Description of the task — Print the records below exactly, starting at the first line and stopping after the line that contains "const yMinor = [5,15,25,35,45,55,65,75];". Leave out any pictures.

** Start **

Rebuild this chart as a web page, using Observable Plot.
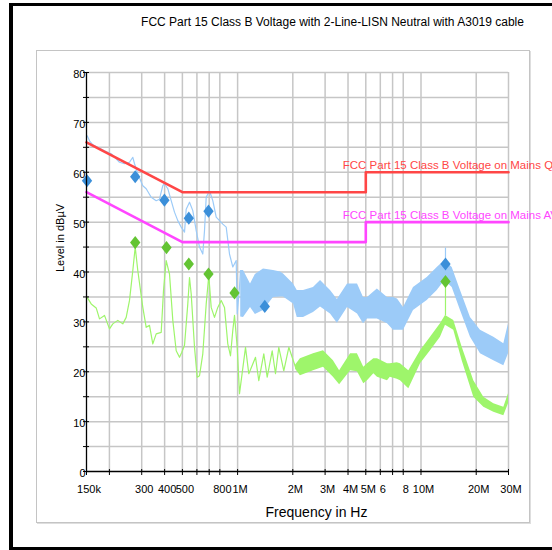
<!DOCTYPE html>
<html><head><meta charset="utf-8">
<script src="https://cdn.jsdelivr.net/npm/d3@7"></script>
<script src="https://cdn.jsdelivr.net/npm/@observablehq/plot@0.6"></script>
<style>
html,body{margin:0;padding:0;background:#fff;width:552px;height:550px;overflow:hidden;}
#outer{position:absolute;left:9px;top:3px;width:600px;height:547px;box-sizing:border-box;border-left:4px solid #000;border-top:3px solid #000;border-bottom:3px solid #000;}
#panel{position:absolute;left:36px;top:50px;width:494px;height:473px;box-sizing:border-box;border:1px solid #c4c4c4;box-shadow:1px 1px 0 #dedede;}
#chart{position:absolute;left:0;top:0;}
</style></head><body>
<div id="outer"></div><div id="panel"></div><div id="chart"></div>
<script>
// ---- data (frequency in MHz, level in dBµV) ----
const titleText = "FCC Part 15 Class B Voltage with 2-Line-LISN Neutral with A3019 cable";
const xLabel = "Frequency in Hz";
const yLabel = "Level in dBµV";

const xTickValues = [0.15,0.2,0.3,0.4,0.5,0.6,0.7,0.8,1,2,3,4,5,6,7,8,10,20,30];
const xTickLabels = ["150k","","300","400","500","","","800","1M","2M","3M","4M","5M","6","","8","10M","20M","30M"];
const yMajor = [0,10,20,30,40,50,60,70,80];
const yMinor = [5,15,25,35,45,55,65,75];

// limit lines
const qpFreq = [0.15,0.5,5,5,30];
const qpLevel = [66,56,56,60,60];
const avFreq = [0.15,0.5,5,5,30];
const avLevel = [56,46,46,50,50];
const qpName = "FCC Part 15 Class B Voltage on Mains QP";
const avName = "FCC Part 15 Class B Voltage on Mains AV";

// peak trace (low-frequency part, single line)
const peakLowFreq = [0.1513,0.1558,0.1624,0.1728,0.188,0.2045,0.2177,0.227,0.2417,0.2574,0.2683,0.2741,0.2856,0.3042,0.3174,0.338,0.3598,0.375,0.3909,0.3994,0.4163,0.4344,0.4528,0.472,0.4926,0.5135,0.5245,0.5467,0.5698,0.5946,0.6198,0.646,0.66,0.6742,0.7026,0.7324,0.7644,0.7968,0.8305,0.8666,0.9033,0.9415,0.9827,0.995,1.0241,1.0372];
const peakLowLevel = [67.3,66.3,65.5,65.0,64.3,63.7,62.7,62.0,61.7,62.0,63.0,61.7,59.7,57.3,56.7,55.0,54.3,54.6,57.3,57.7,56.7,54.3,52.0,50.3,49.0,48.0,52.6,54.0,52.3,48.3,45.0,43.6,48.3,55.0,56.3,54.3,51.0,50.3,49.6,49.0,43.6,41.0,42.3,31.6,37.0,40.3];
// peak trace (high-frequency part, dense noise band)
const peakBandFreq = [1.04,1.077,1.176,1.25,1.384,1.569,1.714,1.78,2.018,2.114,2.288,2.593,2.832,3.21,3.5,3.975,4.217,4.507,4.858,5.108,5.78,6.566,7.08,7.443,8.03,9.1,10.81,12.26,13.49,14.79,16.42,18.61,21.1,24.95,28.29,30];
const peakBandLow = [31,30.9,32.9,31.5,32.3,34.9,35,35,33.6,30.9,30.9,31.9,33,31.6,29.7,32.9,32.3,31.6,29.6,30.6,30.6,29.6,28.3,28.3,28.3,32.3,34.3,36.3,38.3,36.9,32.3,26.9,23.6,22.2,21.2,23.6];
const peakBandHigh = [40.3,40.3,37.6,39.5,40.6,40.3,40,39.6,37.6,36.3,36.3,36.9,38.3,36.3,34.5,37.6,37.6,37.6,34.9,34.9,36.6,34.9,34.9,34.6,32.9,36.9,38.9,40.9,42.3,40.9,36.3,30.9,28.3,26.9,25.6,29.6];

// average trace (low-frequency part)
const avgLowFreq = [0.1513,0.1591,0.1694,0.1766,0.188,0.2002,0.2087,0.2222,0.2366,0.2469,0.2574,0.2683,0.2765,0.2856,0.3042,0.3174,0.3308,0.3448,0.3598,0.3832,0.3944,0.408,0.4253,0.4433,0.4626,0.4822,0.4963,0.5135,0.5351,0.5467,0.5585,0.5821,0.6022,0.6198,0.646,0.6742,0.6965,0.7178,0.7482,0.7799,0.814,0.8483,0.8841,0.9148,0.9415,0.9619,0.995,1.0241,1.1044,1.151,1.252,1.305,1.3893,1.4502,1.5438,1.6092,1.6773,1.786,1.9025,2.069];
const avgLowLevel = [34.9,33.6,32.8,30.6,31.3,28.6,29.6,30.3,29.6,30.9,34.3,40.3,45.0,40.3,32.9,28.9,29.3,25.6,27.6,27.9,36.3,42.3,39.6,30.3,24.2,22.9,23.9,25.3,33.6,38.9,35.6,24.9,18.9,19.2,23.6,33.6,39.3,32.9,30.9,32.9,34.3,32.9,25.6,23.2,28.3,31.3,24.9,15.6,24.9,19.6,22.9,18.2,23.6,18.9,24.2,19.6,24.9,20.2,24.9,20.9];
// average trace (high-frequency band)
const avgBandFreq = [2.069,2.2,2.593,2.94,3.33,3.6,4.13,4.5,4.876,5.108,5.53,5.79,6.566,6.8,7.416,7.73,8.58,9.94,11.27,12.77,13.6,15.09,16.77,19.4,22.0,24.95,28.29,30];
const avgBandLow = [20.5,19.2,20.2,20.9,18.9,17.4,20.2,20.0,17.6,18.2,19.6,18.9,18.2,18.9,18.5,18.2,16.6,21.6,24.2,26.9,29.3,28.3,22.2,14.9,12.9,11.9,11.2,13.6];
const avgBandHigh = [21.3,22.6,23.6,24.2,22.2,20.2,23.6,23.6,20.9,21.6,22.6,22.6,21.6,21.6,21.8,21.6,20.2,24.2,26.9,29.6,31.3,30.3,24.9,18.2,14.9,13.6,12.9,15.6];

// spikes at the final measurement frequency
const spikeFreq = [13.6];
const peakSpikeLow = [41.6], peakSpikeHigh = [44.8];
const avgSpikeLow = [31.2], avgSpikeHigh = [38.1];

// final measurement markers
const peakMarkFreq = [0.151,0.2765,0.399,0.5419,0.6939,1.407,13.6];
const peakMarkLevel = [58.3,59.1,54.4,50.8,52.2,33.1,41.6];
const avgMarkFreq = [0.2765,0.4096,0.5419,0.6939,0.9619,13.6];
const avgMarkLevel = [45.9,44.9,41.6,39.6,35.8,38.1];

// ---- build tables ----
const pts = (fs, vs) => fs.map((f, i) => ({f, v: vs[i]}));
const band = (fs, lo, hi) => fs.map((f, i) => ({f, lo: lo[i], hi: hi[i]}));
const peakLow = pts(peakLowFreq, peakLowLevel);
const avgLow = pts(avgLowFreq, avgLowLevel);
const peakBand = band(peakBandFreq, peakBandLow, peakBandHigh);
const avgBand = band(avgBandFreq, avgBandLow, avgBandHigh);
const qp = pts(qpFreq, qpLevel);
const av = pts(avFreq, avLevel);
const peakSpikes = band(spikeFreq, peakSpikeLow, peakSpikeHigh);
const avgSpikes = band(spikeFreq, avgSpikeLow, avgSpikeHigh);
const peakMarks = pts(peakMarkFreq, peakMarkLevel);
const avgMarks = pts(avgMarkFreq, avgMarkLevel);
const xTicks = xTickValues.map((v, i) => ({v, label: xTickLabels[i]}));

const diamond = {
  draw(context, size) {
    const s = Math.sqrt(size / Math.PI);
    context.moveTo(0, -s);
    context.lineTo(0.78 * s, 0);
    context.lineTo(0, s);
    context.lineTo(-0.78 * s, 0);
    context.closePath();
  }
};

const font = "'Liberation Sans', Arial, sans-serif";
const gridColor = "#c6c6c6";
const peakColor = "#9ccbf8";
const avgColor = "#9ef56b";

const chart = Plot.plot({
  width: 552, height: 550,
  marginLeft: 86, marginRight: 44, marginTop: 72, marginBottom: 79,
  style: {fontFamily: font, fontSize: "11px", background: "transparent", color: "#000", overflow: "visible"},
  x: {type: "log", domain: [0.15, 30], axis: null},
  y: {domain: [0, 80]},
  marks: [
    Plot.ruleY(yMajor.concat(yMinor).filter(d => d > 0), {stroke: gridColor, strokeWidth: 1.5}),
    Plot.ruleX(xTickValues.filter(d => d > 0.15), {stroke: gridColor, strokeWidth: 1.5}),
    Plot.areaY(peakBand, {x: "f", y1: "lo", y2: "hi", fill: peakColor}),
    Plot.line(peakLow, {x: "f", y: "v", stroke: peakColor, strokeWidth: 1.2}),
    Plot.ruleX(peakSpikes, {x: "f", y1: "lo", y2: "hi", stroke: peakColor, strokeWidth: 1.2}),
    Plot.areaY(avgBand, {x: "f", y1: "lo", y2: "hi", fill: avgColor}),
    Plot.line(avgLow, {x: "f", y: "v", stroke: avgColor, strokeWidth: 1.2}),
    Plot.ruleX(avgSpikes, {x: "f", y1: "lo", y2: "hi", stroke: avgColor, strokeWidth: 1.2}),
    Plot.line(qp, {x: "f", y: "v", stroke: "#ff4646", strokeWidth: 2.6}),
    Plot.line(av, {x: "f", y: "v", stroke: "#ff46ff", strokeWidth: 2.6}),
    Plot.text(qp.slice(3, 4), {x: "f", y: "v", text: () => qpName, fill: "#ff4646", textAnchor: "start", lineAnchor: "middle", dx: -23, dy: -7, fontSize: 11.5}),
    Plot.text(av.slice(3, 4), {x: "f", y: "v", text: () => avName, fill: "#ff46ff", textAnchor: "start", lineAnchor: "middle", dx: -23, dy: -7, fontSize: 11.5}),
    Plot.dot(peakMarks, {x: "f", y: "v", symbol: diamond, r: 6.6, fill: "#3b8fd9", stroke: "none"}),
    Plot.dot(avgMarks, {x: "f", y: "v", symbol: diamond, r: 6.6, fill: "#63c433", stroke: "none"}),
    // axis lines and tick marks
    Plot.ruleY([0], {stroke: "#000", strokeWidth: 1.3}),
    Plot.ruleX([0.15], {stroke: "#000", strokeWidth: 1.3}),
    Plot.ruleX(xTickValues, {stroke: "#000", strokeWidth: 1, insetTop: 397, insetBottom: -4}),
    Plot.ruleY(yMajor.concat(yMinor), {stroke: "#000", strokeWidth: 1, insetLeft: -3, insetRight: 419}),
    // tick labels
    Plot.text(xTicks, {x: "v", text: "label", frameAnchor: "bottom", dy: 18, dx: 2.5, lineAnchor: "middle", fontSize: 11}),
    Plot.axisY(yMajor, {tickSize: 0, tickPadding: 1, dy: 2, label: null, fontSize: 11}),
    // titles
    Plot.text([xLabel], {frameAnchor: "bottom", dy: 41, dx: 19, fontSize: 14, lineAnchor: "middle"}),
    Plot.text([yLabel], {frameAnchor: "left", dx: -26, rotate: -90, fontSize: 11, lineAnchor: "middle"}),
    Plot.text([titleText], {frameAnchor: "top", dx: 35, dy: -50, fontSize: 12, lineAnchor: "middle"})
  ]
});
document.getElementById("chart").appendChild(chart);
</script></body></html>
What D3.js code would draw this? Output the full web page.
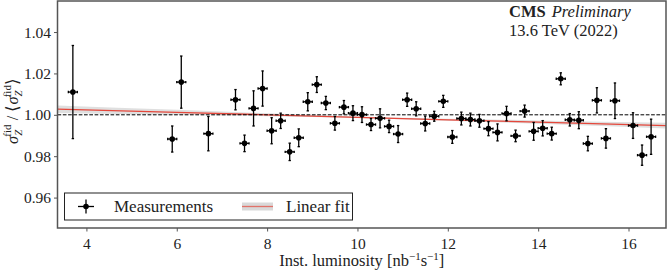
<!DOCTYPE html>
<html>
<head>
<meta charset="utf-8">
<script src="https://cdn.jsdelivr.net/npm/d3@7"></script>
<style>
  body { margin: 0; background: #fff; }
  svg { display: block; }
  svg text { font-family: "Liberation Serif", "Times New Roman", serif; }
</style>
</head>
<body>
<svg id="chart" width="668" height="272"></svg>
<script>
// measurements: inst. lumi, ratio to mean, symmetric stat error
const lumi = [3.7, 5.9, 6.1, 6.7, 7.3, 7.5, 7.7, 7.9, 8.1, 8.3, 8.5, 8.7, 8.9, 9.1, 9.3, 9.5, 9.7, 9.9,
  10.1, 10.3, 10.5, 10.7, 10.9, 11.1, 11.3, 11.5, 11.7, 11.9, 12.1, 12.3, 12.5, 12.7, 12.9, 13.1, 13.3,
  13.5, 13.7, 13.9, 14.1, 14.3, 14.5, 14.7, 14.9, 15.1, 15.3, 15.5, 15.7, 16.1, 16.3, 16.5];
const ratio = [1.0110, 0.9883, 1.0158, 0.9909, 1.0073, 0.9862, 1.0031, 1.0127, 0.9923, 0.9971, 0.9821,
  0.9889, 1.0063, 1.0146, 1.0057, 0.9959, 1.0037, 1.0008, 1.0001, 0.9953, 0.9983, 0.9944, 0.9907,
  1.0073, 1.0029, 0.9958, 0.9993, 1.0065, 0.9893, 0.9982, 0.9977, 0.9971, 0.9933, 0.9915, 1.0006,
  0.9898, 1.0018, 0.9920, 0.9935, 0.9909, 1.0174, 0.9976, 0.9974, 0.9861, 1.0070, 0.9886, 1.0068,
  0.9948, 0.9805, 0.9894];
const err = [0.0225, 0.0063, 0.0126, 0.0083, 0.0049, 0.0040, 0.0085, 0.0085, 0.0063, 0.0037, 0.0042,
  0.0043, 0.0044, 0.0038, 0.0032, 0.0033, 0.0032, 0.0036, 0.0038, 0.0029, 0.0046, 0.0030, 0.0041,
  0.0032, 0.0034, 0.0036, 0.0024, 0.0029, 0.0031, 0.0031, 0.0031, 0.0031, 0.0034, 0.0041, 0.0035,
  0.0028, 0.0029, 0.0043, 0.0037, 0.0031, 0.0029, 0.0030, 0.0041, 0.0035, 0.0061, 0.0047, 0.0086,
  0.0062, 0.0049, 0.0085];
const xerr = 0.1;

// linear fit and its band
const fitX = [3.36, 6, 8, 10, 12, 14, 16.83];
const fitY = [1.0027, 1.0012, 1.0000, 0.9988, 0.9976, 0.9965, 0.9948];
const fitHalf = [0.0018, 0.0012, 0.0007, 0.0004, 0.0005, 0.0008, 0.0014];

const xTicks = [4, 6, 8, 10, 12, 14, 16];
const yTicks = [0.96, 0.98, 1.00, 1.02, 1.04];

const FONT = '"Liberation Serif", "Times New Roman", serif';
const svg = d3.select('#chart').attr('font-family', FONT);
const m = {left: 57.5, right: 666, top: 1, bottom: 228};

const x = d3.scaleLinear().domain([3.36, 16.83]).range([m.left, m.right]);
const y = d3.scaleLinear().domain([0.9453, 1.055]).range([m.bottom, m.top]);

// fit band + line
const band = fitX.map((v, i) => ({x: v, lo: fitY[i] - fitHalf[i], hi: fitY[i] + fitHalf[i], y: fitY[i]}));
svg.append('path')
  .datum(band)
  .attr('fill', '#d9d9d9')
  .attr('opacity', 0.85)
  .attr('d', d3.area().curve(d3.curveMonotoneX)
    .x(d => x(d.x)).y0(d => y(d.lo)).y1(d => y(d.hi)));

svg.append('path')
  .datum(band)
  .attr('fill', 'none')
  .attr('stroke', '#e5473b')
  .attr('stroke-width', 1.3)
  .attr('d', d3.line().x(d => x(d.x)).y(d => y(d.y)));

// reference line at 1
svg.append('line')
  .attr('x1', m.left).attr('x2', m.right)
  .attr('y1', y(1)).attr('y2', y(1))
  .attr('stroke', '#000').attr('stroke-width', 1)
  .attr('stroke-dasharray', '3.7,1.6');

// points
const pts = lumi.map((v, i) => ({x: v, y: ratio[i], e: err[i]}));
const g = svg.append('g').attr('stroke', '#000').attr('stroke-width', 1.3);
const pg = g.selectAll('g.pt').data(pts).enter().append('g').attr('class', 'pt');
pg.append('line')
  .attr('x1', d => x(d.x)).attr('x2', d => x(d.x))
  .attr('y1', d => y(d.y - d.e)).attr('y2', d => y(d.y + d.e));
pg.append('line')
  .attr('x1', d => x(d.x - xerr)).attr('x2', d => x(d.x + xerr))
  .attr('y1', d => y(d.y)).attr('y2', d => y(d.y));
[-1, 1].forEach(s => {
  pg.append('line')
    .attr('x1', d => x(d.x) - 1.2).attr('x2', d => x(d.x) + 1.2)
    .attr('y1', d => y(d.y + s * d.e)).attr('y2', d => y(d.y + s * d.e));
  pg.append('line')
    .attr('x1', d => x(d.x + s * xerr)).attr('x2', d => x(d.x + s * xerr))
    .attr('y1', d => y(d.y) - 1.2).attr('y2', d => y(d.y) + 1.2);
});
pg.append('circle')
  .attr('cx', d => x(d.x)).attr('cy', d => y(d.y))
  .attr('r', 2.8).attr('fill', '#000').attr('stroke', 'none');

// axes
const xAxis = svg.append('g')
  .attr('transform', 'translate(0,' + m.bottom + ')')
  .call(d3.axisBottom(x).tickValues(xTicks).tickSize(3.5).tickFormat(d3.format('d')));
const yAxis = svg.append('g')
  .attr('transform', 'translate(' + m.left + ',0)')
  .call(d3.axisLeft(y).tickValues(yTicks).tickSize(3.5).tickFormat(d3.format('.2f')));
[xAxis, yAxis].forEach(a => {
  a.attr('font-family', FONT).attr('font-size', 15.5);
  a.select('.domain').remove();
  a.selectAll('line').attr('stroke', '#555').attr('stroke-width', 1);
  a.selectAll('text').attr('fill', '#222');
});
xAxis.selectAll('text').attr('dy', '0.95em');
yAxis.selectAll('text').attr('x', -6.5);

// frame
svg.append('rect')
  .attr('x', m.left).attr('y', m.top)
  .attr('width', m.right - m.left).attr('height', m.bottom - m.top)
  .attr('fill', 'none').attr('stroke', '#555').attr('stroke-width', 1.5);

// axis titles
const xt = svg.append('text')
  .attr('x', (m.left + m.right) / 2).attr('y', 266)
  .attr('text-anchor', 'middle').attr('font-size', 16.5).attr('fill', '#222');
xt.append('tspan').text('Inst. luminosity [nb');
xt.append('tspan').attr('dy', -6).attr('font-size', 11).text('−1');
xt.append('tspan').attr('dy', 6).text('s');
xt.append('tspan').attr('dy', -6).attr('font-size', 11).text('−1');
xt.append('tspan').attr('dy', 6).text(']');

const yt = svg.append('text')
  .attr('transform', 'translate(18,111) rotate(-90)')
  .attr('text-anchor', 'middle').attr('font-size', 16.5).attr('fill', '#222');
yt.append('tspan').attr('font-style', 'italic').text('σ');
yt.append('tspan').attr('dy', 4).attr('font-size', 11).attr('font-style', 'italic').text('Z');
yt.append('tspan').attr('dy', -11).attr('dx', -7).attr('font-size', 11).text('fid');
yt.append('tspan').attr('dy', 7).text(' / ⟨');
yt.append('tspan').attr('font-style', 'italic').text('σ');
yt.append('tspan').attr('dy', 4).attr('font-size', 11).attr('font-style', 'italic').text('Z');
yt.append('tspan').attr('dy', -11).attr('dx', -7).attr('font-size', 11).text('fid');
yt.append('tspan').attr('dy', 7).text('⟩');

// CMS label
const cms = svg.append('text').attr('x', 509).attr('y', 17).attr('font-size', 16.5).attr('fill', '#222');
cms.append('tspan').attr('font-weight', 'bold').text('CMS');
cms.append('tspan').attr('dx', 6).attr('font-style', 'italic').text('Preliminary');
svg.append('text').attr('x', 509).attr('y', 36).attr('font-size', 16.5).attr('fill', '#222')
  .text('13.6 TeV (2022)');

// legend
const lg = svg.append('g');
lg.append('rect').attr('x', 64.5).attr('y', 193).attr('width', 288).attr('height', 27)
  .attr('fill', '#fff').attr('stroke', '#222').attr('stroke-width', 1);
const ly = 206.5, lx = 86;
lg.append('line').attr('x1', lx).attr('x2', lx).attr('y1', ly - 7).attr('y2', ly + 7)
  .attr('stroke', '#000').attr('stroke-width', 1.3);
lg.append('line').attr('x1', lx - 8).attr('x2', lx + 8).attr('y1', ly).attr('y2', ly)
  .attr('stroke', '#000').attr('stroke-width', 1.3);
lg.append('circle').attr('cx', lx).attr('cy', ly).attr('r', 2.8).attr('fill', '#000');
lg.append('text').attr('x', 114).attr('y', ly + 5).attr('font-size', 17).attr('fill', '#222')
  .text('Measurements');
lg.append('rect').attr('x', 242).attr('y', ly - 4).attr('width', 31).attr('height', 8)
  .attr('fill', '#d9d9d9');
lg.append('line').attr('x1', 242).attr('x2', 273).attr('y1', ly).attr('y2', ly)
  .attr('stroke', '#e5473b').attr('stroke-width', 1.3).attr('opacity', 0.7);
lg.append('text').attr('x', 286).attr('y', ly + 5).attr('font-size', 17).attr('fill', '#222')
  .text('Linear fit');
</script>
</body>
</html>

** End **

Task output —
Rebuild this chart as a web page, using Observable Plot.
<!DOCTYPE html>
<html><head><meta charset="utf-8">
<script src="https://cdn.jsdelivr.net/npm/d3@7"></script>
<script src="https://cdn.jsdelivr.net/npm/@observablehq/plot@0.6"></script>
<style>
html,body{margin:0;padding:0;background:#fff;width:552px;height:550px;overflow:hidden;}
#outer{position:absolute;left:9px;top:3px;width:600px;height:547px;box-sizing:border-box;border-left:4px solid #000;border-top:3px solid #000;border-bottom:3px solid #000;}
#panel{position:absolute;left:36px;top:50px;width:494px;height:473px;box-sizing:border-box;border:1px solid #c4c4c4;box-shadow:1px 1px 0 #dedede;}
#chart{position:absolute;left:0;top:0;}
</style></head><body>
<div id="outer"></div><div id="panel"></div><div id="chart"></div>
<script>
// ---- data (frequency in MHz, level in dBµV) ----
const titleText = "FCC Part 15 Class B Voltage with 2-Line-LISN Neutral with A3019 cable";
const xLabel = "Frequency in Hz";
const yLabel = "Level in dBµV";

const xTickValues = [0.15,0.2,0.3,0.4,0.5,0.6,0.7,0.8,1,2,3,4,5,6,7,8,10,20,30];
const xTickLabels = ["150k","","300","400","500","","","800","1M","2M","3M","4M","5M","6","","8","10M","20M","30M"];
const yMajor = [0,10,20,30,40,50,60,70,80];
const yMinor = [5,15,25,35,45,55,65,75];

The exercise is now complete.